The most common dining experience in Korea is Korean BBQ. Everyone sits on mats on the floor at low tables, and cooks thin strips of beef over charcoal. Then you wrap the beef with spices such as garlic into what looks like a tree leaf- which tastes a bit like mint- and the whole thing is eaten in one bite. It is extremely tasty, and you can have several of these at dinner.
Kimchi- served at every meal in Korea- has a bad reputation among westerners, and I also usually avoid it. There are many varieties, though it most commonly is like an especially pungent and spicy sauerkraut (fermented cabbage). But I am told that kimchi is better translated as “side dish”. On my last trip, one of the kimchi versions was a large and tangy variety of radish.

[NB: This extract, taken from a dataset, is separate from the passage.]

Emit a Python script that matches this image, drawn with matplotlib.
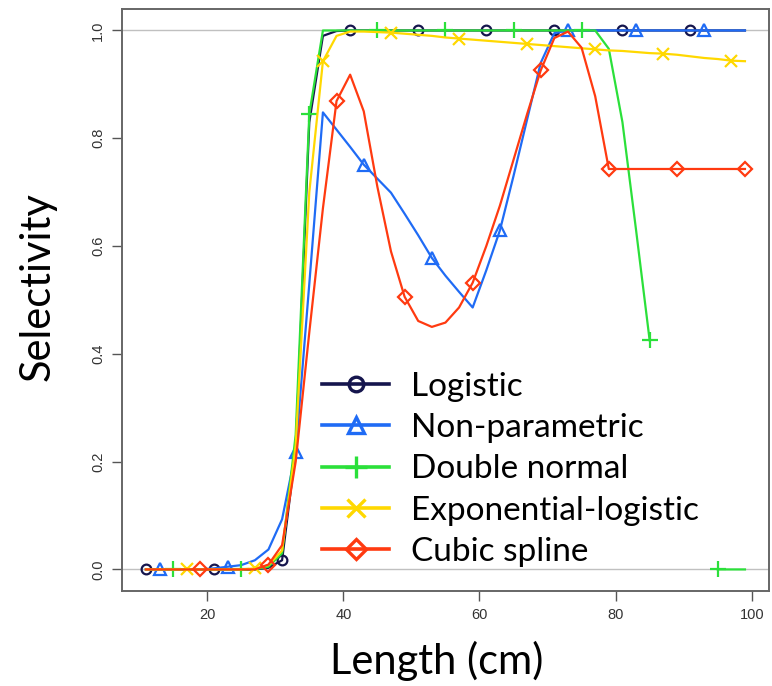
import numpy as np
import matplotlib
matplotlib.use("Agg")
import matplotlib.pyplot as plt
from matplotlib.lines import Line2D

# Length bins (cm)
length = list(range(11, 100, 2))

logistic = [0, 0, 0, 0, 0, 0, 0, 0, 0, 0.003,
            0.017, 0.22, 0.83, 0.99, 0.999, 1, 1, 1, 1, 1,
            1, 1, 1, 1, 1, 1, 1, 1, 1, 1,
            1, 1, 1, 1, 1, 1, 1, 1, 1, 1,
            1, 1, 1, 1, 1]

non_parametric = [0, 0, 0, 0, 0, 0.002, 0.005, 0.008, 0.017, 0.037,
                  0.093, 0.218, 0.53, 0.848, 0.816, 0.784, 0.751, 0.725, 0.699, 0.66,
                  0.62, 0.578, 0.545, 0.515, 0.486, 0.555, 0.629, 0.73, 0.835, 0.94,
                  0.995, 1, 1, 1, 1, 1, 1, 1, 1, 1,
                  1, 1, 1, 1, 1]

double_normal = [0, 0, 0, 0, 0, 0, 0, 0, 0, 0.005,
                 0.03, 0.25, 0.845, 1, 1, 1, 1, 1, 1, 1,
                 1, 1, 1, 1, 1, 1, 1, 1, 1, 1,
                 1, 1, 1, 1, 0.966, 0.83, 0.63, 0.425, np.nan, np.nan,
                 np.nan, np.nan, 0, 0, 0]

exp_logistic = [0, 0, 0, 0, 0, 0, 0, 0, 0.002, 0.008,
                0.035, 0.23, 0.70, 0.943, 0.99, 0.998, 0.998, 0.997, 0.996, 0.994,
                0.992, 0.99, 0.987, 0.985, 0.983, 0.981, 0.979, 0.977, 0.975, 0.973,
                0.971, 0.969, 0.967, 0.965, 0.963, 0.962, 0.960, 0.958, 0.957, 0.955,
                0.952, 0.949, 0.947, 0.944, 0.943]

cubic_spline = [0, 0, 0, 0, 0, 0, 0, 0, 0, 0.009,
                0.045, 0.2, 0.44, 0.67, 0.869, 0.918, 0.85, 0.71, 0.59, 0.506,
                0.461, 0.45, 0.458, 0.486, 0.532, 0.6, 0.675, 0.76, 0.845, 0.926,
                0.986, 0.998, 0.968, 0.878, 0.743, 0.743, 0.743, 0.743, 0.743, 0.743,
                0.743, 0.743, 0.743, 0.743, 0.743]

series_names = ["Logistic", "Non-parametric", "Double normal",
                "Exponential-logistic", "Cubic spline"]
series_values = [logistic, non_parametric, double_normal, exp_logistic, cubic_spline]
colors = ["#15154d", "#1f6bf5", "#2be03a", "#ffd800", "#ff3a10"]
markers = ["o", "^", "+", "x", "D"]
msizes = [7, 8, 11, 9, 7]
y_ticks = [0.0, 0.2, 0.4, 0.6, 0.8, 1.0]
x_ticks = [20, 40, 60, 80, 100]

fig = plt.figure(figsize=(7.72, 6.86), dpi=100)
ax = fig.add_axes([0.158, 0.1385, 0.838, 0.8485])

ax.axhline(0, color="#c0c0c0", lw=1.0, zorder=1)
ax.axhline(1, color="#c0c0c0", lw=1.0, zorder=1)

for i, (vals, c, m, ms) in enumerate(zip(series_values, colors, markers, msizes)):
    ax.plot(length, vals, color=c, lw=1.6, marker=m, markersize=ms,
            markevery=(i, 5), markerfacecolor="none", markeredgecolor=c,
            markeredgewidth=1.6, zorder=2 + i)

ax.set_xlim(7.48, 102.52)
ax.set_ylim(-0.04, 1.04)
ax.set_xticks(x_ticks)
ax.set_yticks(y_ticks)
ax.set_xticklabels([str(t) for t in x_ticks], fontsize=10.5,
                   family="Liberation Sans", color="#333333")
ax.set_yticklabels([f"{t:.1f}" for t in y_ticks], fontsize=10.5,
                   family="Liberation Sans", color="#333333",
                   rotation=90, va="center")
ax.tick_params(direction="out", length=7, width=1.0, color="#555555", pad=5)
for s in ax.spines.values():
    s.set_color("#666666")
    s.set_linewidth(1.4)

fig.text(0.566, 0.037, "Length (cm)", fontsize=30, family="Lato", ha="center", va="center")
fig.text(0.049, 0.582, "Selectivity", fontsize=30, family="Lato", ha="center",
         va="center", rotation=90)

handles = [Line2D([], [], color=c, lw=2.6, marker=m, markersize=ms * 1.5,
                  markerfacecolor="none", markeredgecolor=c, markeredgewidth=2.4)
           for c, m, ms in zip(colors, markers, msizes)]
leg = ax.legend(handles, series_names, loc="upper left",
                bbox_to_anchor=(0.3096, 0.377), frameon=False,
                prop={"family": "Lato", "size": 24},
                handlelength=2.0, handletextpad=0.65, labelspacing=0.34,
                borderpad=0, borderaxespad=0)

fig.savefig("out.png", dpi=100)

Just like China, there are definitely unappetizing dishes in Korea: a fermented fish is one of the worst things I have ever smelled in a restaurant. For the most part though, eating is different but not a problem for Western travelers, just avoid the “special meat” (trust me).
Talk of Korea inevitably leads to discussion of North vs. South. The history of the 2 Koreas and the war is quite brief. All of Korea was one country until it was split in 2 following WWII, similar to Germany, with the North under control of the Soviet Union and the South under control of the Allies. In 1950, the North Korean founder and leader Kim Il-Sung invaded the south (as you may know, the leadership of North Korea passed from Kim Il-Sung to his son and recently to his grandson).
Within the first couple weeks, the North Koreans overran Seoul (which is in the northwest of South Korea, only about 30 miles from the border) and pushed to the very south, around Busan (formerly called Pusan). The US and 16 other UN countries frantically brought reinforcements, and within a couple of months had completely reversed momentum, and drove the North Koreans back all the way to the Chinese border.
For a short period of time, Koreans were euphoric that their country would be reunified after 5 years of separation. Then the Chinese attacked in numerous human waves and drove the South Korean, US, and UN forces back south. After only a few months, the border ended right where it had started, with the 2 Koreas divided by the 38th Parallel, and hundreds of thousands of people killed.
2 ½ more years of periodic fighting did little to change the boundaries. Finally a cease-fire was negotiated, which remains in place today. Technically, North and South Korea have been in a state of war for over 60 years.
One of the most unique aspects of South Korea in my experience is that it is the most welcoming of the American military of anywhere that I have ever visited. Despite the war having occurred over 2 generations ago, most South Koreans seem very cognizant that if not for the presence of the US military- about 30,000 troops remain stationed there- North Korea would take over the Korean peninsula.
On one of my first trips to Korea in the late 1990’s, I visited the DMZ, and it is an amazing experience. The military is not just for show. It is a real life Mexican stand-off, with guns pointed across the DMZ (a cleared swath of land about a mile across). A popular tourist attraction, we also went down into one of the 4 tunnels that were discovered in the 1970’s and 80’s, which North Korea dug in preparation for an invasion.
If you have never visited Asia, it is tempting to lump major countries such as China (Taiwan and the mainland), Japan, and the Koreas together, but they are each individual, unique places. South Korea is definitely worthy of a visit if you ever spend time in Asia. While the society is formal, people are friendly and welcoming, and it is a scenic and enjoyable country to see. Just don’t get into a contest of who is a harder worker!